Toyota Motor Corp. (TYT.L,TM) criticized U.S. President Donald Trump for declaring auto imports a national security threat. Meanwhile, Trump announced a six-month delay in imposing steep tariffs on auto imports.

Toyota said that Trump's proclamation sends a message to the company that its investments are not welcomed, and the contributions from each of its employees across America are not valued.

The company said it has spent more than $60 billion building operations in the U.S., including 10 manufacturing plants.

On Friday, Trump signed a proclamation saying that "automobiles and certain automobile parts are being imported ... in such quantities and under such circumstances as to threaten to impair the national security of the United States."

The tariffs would deal a major blow to the European and Japanese auto industries if implemented.

The U.S. imported more than $191 billion worth of automobiles in 2017, while American-made vehicles account for only 22% of automobiles sold in the U.S., the White House said in a statement.
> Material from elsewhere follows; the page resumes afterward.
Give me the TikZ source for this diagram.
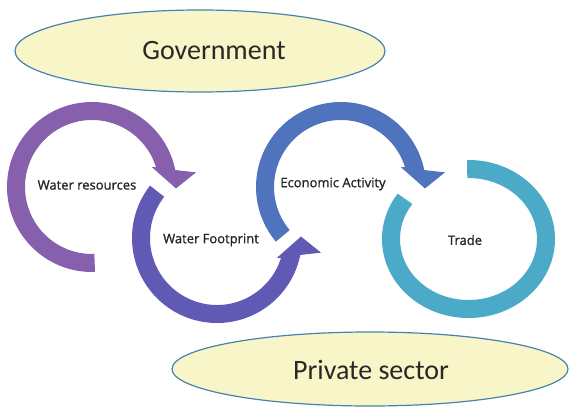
\documentclass[tikz,border=0pt]{standalone}
\usepackage{fontspec}
\setmainfont{Carlito}
\newfontfamily\labelfont[FakeBold=1]{Open Sans}
\usetikzlibrary{shapes.geometric}
\definecolor{arcA}{RGB}{134,96,172}
\definecolor{arcB}{RGB}{96,90,180}
\definecolor{arcC}{RGB}{80,115,190}
\definecolor{arcD}{RGB}{75,170,200}
\definecolor{ellfill}{RGB}{248,246,200}
\definecolor{elldraw}{RGB}{70,130,175}
\definecolor{txt}{RGB}{40,40,40}
\definecolor{smalltxt}{RGB}{35,35,35}
\begin{document}
\begin{tikzpicture}[x=1pt,y=1pt,
  bigoval/.style={ellipse, draw=elldraw, fill=ellfill, line width=1.2pt, inner sep=0pt},
  bigtext/.style={font=\fontsize{28}{32}\selectfont, text=txt, inner sep=0pt},
  smalltext/.style={font=\labelfont\fontsize{13}{15}\selectfont, text=smalltxt, inner sep=0pt}
]
\useasboundingbox (0,0) rectangle (570,408);

% top ellipse
\node[bigoval, minimum width=370pt, minimum height=82pt] (gov) at (200,357) {};
\node[bigtext] (govtext) at (214,357) {Government};

% bottom ellipse
\node[bigoval, minimum width=396pt, minimum height=74pt] (priv) at (370,39) {};
\node[bigtext] (privtext) at (371,38) {Private sector};

% arc 1: Water resources
\begin{scope}[shift={(92,221)}]
\fill[arcA] (272:85) arc[start angle=272, end angle=11.5, radius=85]
  -- (8:105) -- (-1:84) -- (18.5:63) -- (17.2:67)
  arc[start angle=17.2, end angle=272, radius=67] -- cycle;
\end{scope}

% arc 2: Water Footprint
\begin{scope}[shift={(217,170)}]
\fill[arcB] (142:85) arc[start angle=142, end angle=348.5, radius=85]
  -- (352:105) -- (361:84) -- (341.5:63) -- (342.8:67)
  arc[start angle=342.8, end angle=142, radius=67] -- cycle;
\end{scope}

% arc 3: Economic Activity
\begin{scope}[shift={(341,221)}]
\fill[arcC] (220:85) arc[start angle=220, end angle=11.5, radius=85]
  -- (8:105) -- (-1:84) -- (18.5:63) -- (17.2:67)
  arc[start angle=17.2, end angle=220, radius=67] -- cycle;
\end{scope}

% ring 4: Trade
\begin{scope}[shift={(468.5,169)}]
\fill[arcD] (91:86.5 and 79) arc[start angle=91, end angle=-215, x radius=86.5, y radius=79]
  -- (-215:68.5 and 61)
  arc[start angle=-215, end angle=91, x radius=68.5, y radius=61] -- cycle;
\end{scope}

\node[smalltext] (wr) at (87,223) {Water resources};
\node[smalltext] (wf) at (211,168) {Water Footprint};
\node[smalltext] (ea) at (333,224) {Economic Activity};
\node[smalltext] (tr) at (465,168) {Trade};
\end{tikzpicture}
\end{document}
The White House set a 180-day deadline for negotiating deals with Japan, the European Union and other major auto exporters. if agreements are not reached within 180 days, the President will determine whether and what further action needs to be taken, White House said.

Meanwhile, Toyota said it remains hopeful that the upcoming negotiations on trade can be resolved quickly and yield what is best for the American consumer, workers and the auto industry.

"History has shown that limiting import vehicles and parts is counterproductive in creating jobs, stimulating the economy and influencing consumer buying habits. These artificial limitations would reduce consumer choice and impact all automakers since vehicle parts used in U.S. manufacturing are sourced from around the globe. If import quotas are imposed, the biggest losers will be consumers who will pay more and have fewer vehicle choices," Toyota said.